Наш человек, получивший власть, обязательно начнет с себя. В сказку о том, как саудовский монарх жил в мазанке, покуда вся страна не разбогатела на нефти, он готов поверить, но понять ее – не готов. Помешать тому, чтобы любой новый министр или аким начинали с обустройства собственного оффиса и автовыезда, – невозможно, следовательно, и не надо.


Лучше нам помочь госвласти освободиться от того, что она не умеет и не любит. Например: зачем Казахстану министерства науки, образования, культуры, здравоохранения, спорта и так далее? Нет, я ничего не имею против лично нынешних министров и их команд. Но в принципе: если чиновные госконторы возглавляют всю нашу национальную науку, культуру, образование и здравоохранение, так чего же мы можем от них ожидать?


Неужели кто-то сомневается, что если бы недавний скандальный заказ на разработку национальных учебников проходил не через Минобразования, а через, скажем, ассоциацию национальных школ, то меньше было бы безграмотности, злоупотреблений и национального позора?


Или, скажем, почти сотня РГП, созданных для всевозможных сертификаций, стандартизаций и разрешений. Все ведь знают, что они только называются государственными службами, а на самом деле это коммерческие лавочки, торгующие своими гербовыми бумагами и печатями. Так почему бы не доверить лицензирование дантистов – дантистам, гинекологов – гинекологам, а строителей – строителям?


А взамен общество могло бы попросить у власти самоуправление городов и свободу гражданских самоорганизаций, включая местные культурные, национальные и разные другие автономии.


Вот незадача! С первого абзаца пытаюсь перевести текст с подковырок на серьезный лад, а не выходит.

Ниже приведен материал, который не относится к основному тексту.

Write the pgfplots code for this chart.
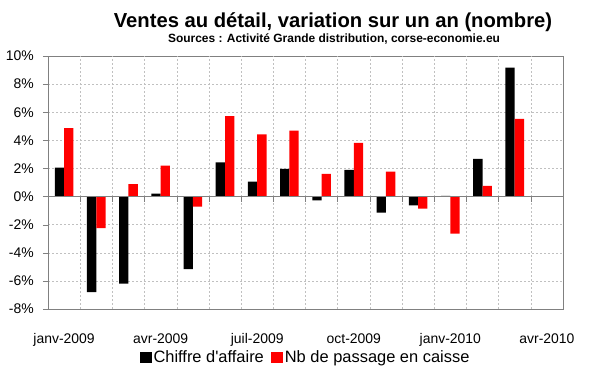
\documentclass[border=0pt]{standalone}
\usepackage{pgfplots}
\pgfplotsset{compat=1.18}
\usepackage{fontspec}
\setmainfont{Liberation Sans}
\definecolor{framegray}{RGB}{128,128,128}
\definecolor{gridgray}{RGB}{192,192,192}
\definecolor{barred}{RGB}{255,0,0}
\begin{document}
\begin{tikzpicture}
\path[use as bounding box] (0bp,0bp) rectangle (600bp,372bp);
\node[anchor=base,inner sep=0pt,font=\bfseries\fontsize{20.3}{22}\selectfont] at (333bp,344bp) {Ventes au détail, variation sur un an (nombre)};
\node[anchor=base,inner sep=0pt,font=\bfseries\fontsize{12}{13}\selectfont] at (334bp,329bp) {Sources : Activité Grande distribution, corse-economie.eu};
\begin{axis}[
  at={(48bp,63bp)}, anchor=south west,
  scale only axis, width=515bp, height=253bp,
  xmin=0, xmax=16, ymin=-8, ymax=10,
  ybar=0pt, bar width=9.3bp,
  axis line style={framegray},
  ytick={-8,-6,-4,-2,0,2,4,6,8,10},
  yticklabels={-8\%,-6\%,-4\%,-2\%,0\%,2\%,4\%,6\%,8\%,10\%},
  ymajorgrids,
  grid style={gridgray, dash pattern=on 2bp off 2bp},
  ytick pos=left, tick align=outside, major tick length=5bp,
  ytick style={framegray},
  yticklabel style={font=\fontsize{14}{16}\selectfont, inner sep=0pt, xshift=-9bp},
  xtick={0.5,3.5,6.5,9.5,12.5,15.5},
  xticklabels={janv-2009,avr-2009,juil-2009,oct-2009,janv-2010,avr-2010},
  xtick style={draw=none},
  xticklabel style={font=\fontsize{14}{16}\selectfont, anchor=base, inner sep=0pt, yshift=-29bp},
  extra x ticks={1,2,3,4,5,6,7,8,9,10,11,12,13,14,15},
  extra x tick labels={},
  extra x tick style={xmajorgrids, xtick style={draw=none}},
  legend style={draw=none, fill=none, at={(0.5,-0.192)}, anchor=center,
    legend columns=2, font=\fontsize{16.5}{18}\selectfont, inner sep=0pt,
    /tikz/every even column/.append style={column sep=5bp},
    nodes={inner sep=2bp}},
  legend image code/.code={\fill[#1] (0bp,-5.5bp) rectangle (12bp,5.5bp);},
  clip=false,
]
\addplot[fill=black, draw=none] coordinates {
(0.5,2.06) (1.5,-6.8) (2.5,-6.2) (3.5,0.21) (4.5,-5.17) (5.5,2.44) (6.5,1.07) (7.5,1.97)
(8.5,-0.28) (9.5,1.9) (10.5,-1.14) (11.5,-0.62) (12.5,0.05) (13.5,2.68) (14.5,9.17)};
\addlegendentry{Chiffre d\textquotesingle affaire}
\addplot[fill=barred, draw=none] coordinates {
(0.5,4.86) (1.5,-2.25) (2.5,0.88) (3.5,2.2) (4.5,-0.71) (5.5,5.73) (6.5,4.43) (7.5,4.69)
(8.5,1.61) (9.5,3.82) (10.5,1.78) (11.5,-0.85) (12.5,-2.63) (13.5,0.76) (14.5,5.52)};
\addlegendentry{Nb de passage en caisse}
\addplot[framegray, thick, sharp plot, forget plot] coordinates {(0,0) (16,0)};
\addplot[framegray, ycomb, forget plot, mark=none] coordinates {
(1,-0.36) (2,-0.36) (3,-0.36) (4,-0.36) (5,-0.36) (6,-0.36) (7,-0.36) (8,-0.36)
(9,-0.36) (10,-0.36) (11,-0.36) (12,-0.36) (13,-0.36) (14,-0.36) (15,-0.36)};
\end{axis}
\end{tikzpicture}
\end{document}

Попытаюсь в последний раз.


Если совершенно серьезно, то лично я вижу только одну трудность в строительстве коллективистского и не коррумпированного государства Казахстан. Да и то – чисто техническую: такое государство не построить без участия действующей Власти.


Которая у нас, сами знаете, коррумпирована…


Если кто еще не понял, куда я клоню, пожалуйста, могу сказать прямо — начните читать с первой страницы.